Is he? We have read literally nothing negative about Joe Willock until this very moment. He is ‘developing a bad-boy image’ simply because you have chosen to give him one.

‘Midfielder Willock binged on “hippy crack” during a boozy night with Eglantine, 26, and was up until 6am the following morning, when he had a training session.

‘He had messaged the Paris-based beauty, who has bedded a string of stars, including former England defender Cole, 38, on Instagram.

‘Willock invited her to London, buying Eurostar tickets for her and a pal. He took them to exclusive nightclub Libertine where they downed Disaronno liqueur and £2,500 bottles of Hennessy brandy before returning to a rented apartment in Kensington, West London.’

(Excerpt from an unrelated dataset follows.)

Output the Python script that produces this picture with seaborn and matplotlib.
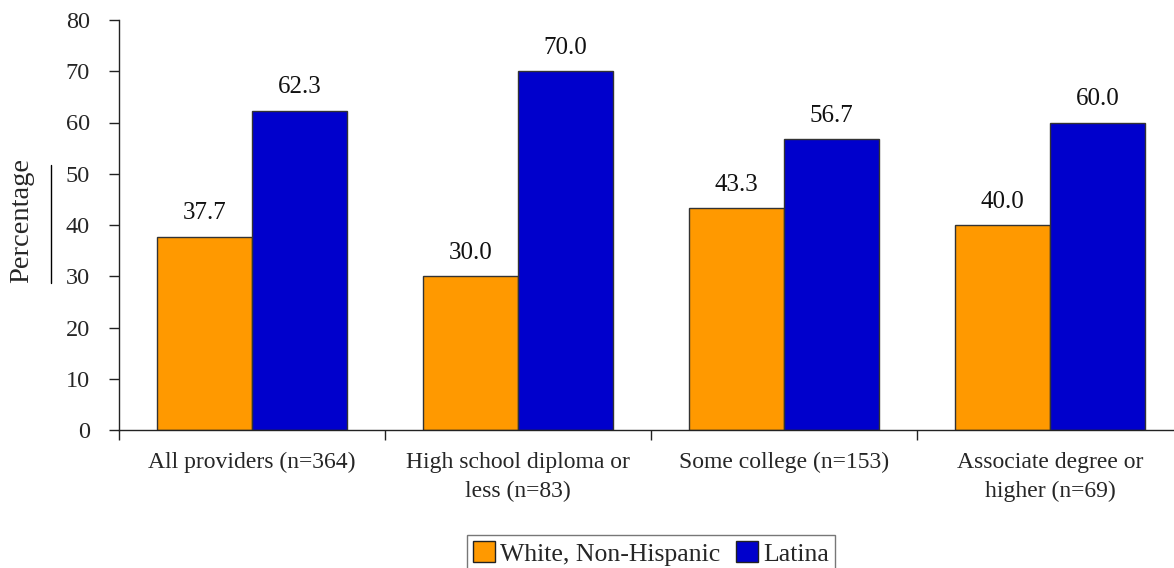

This sounds like a young man who has rather more money than sense. Does that make him a ‘bad boy? Mind you, there is ‘weird sex’ to come (so to speak). Odd that they are burying salacious details further down the page. Maybe it’s all just too ‘weird’ for us to contemplate.

Oh and we have been down this Arsenal hippy crack road before. You can use the dog whistle phrase of ‘hippy crack’ all you like, what you are actually describing is a young man having legal fun on his own time.

‘There, Willock inhaled several capsules of nitrous oxide — known as laughing gas or hippy crack — before romping with Eglantine.

‘He finally turned in just five hours before he was due at Arsenal’s training ground in London Colney, Herts, an hour away.

‘His antics will horrify Arsenal fans and enrage the team’s no-nonsense Spanish coach Unai Emery. It happened on Saturday January 12, a week after Willock scored twice against Blackpool in the FA Cup – and a month after The Sun revealed shock footage of Arsenal aces bingeing on hippy crack, a potentially lethal legal high.’

Ah, that’s the word for ‘just seven days’ – it’s ‘a week’.

As for ‘a month after The Sun revealed shock footage of Arsenal aces bingeing on hippy crack, a potentially lethal legal high’; it’s worth noting that The Sun waited over four months after the actual binge to bring it to the public’s attention.

And it’s also worth noting that The Sun’s expose of that binge included these words:

‘The images will horrify Arsenal fans and enrage no-nonsense Spanish team coach Unai Emery.’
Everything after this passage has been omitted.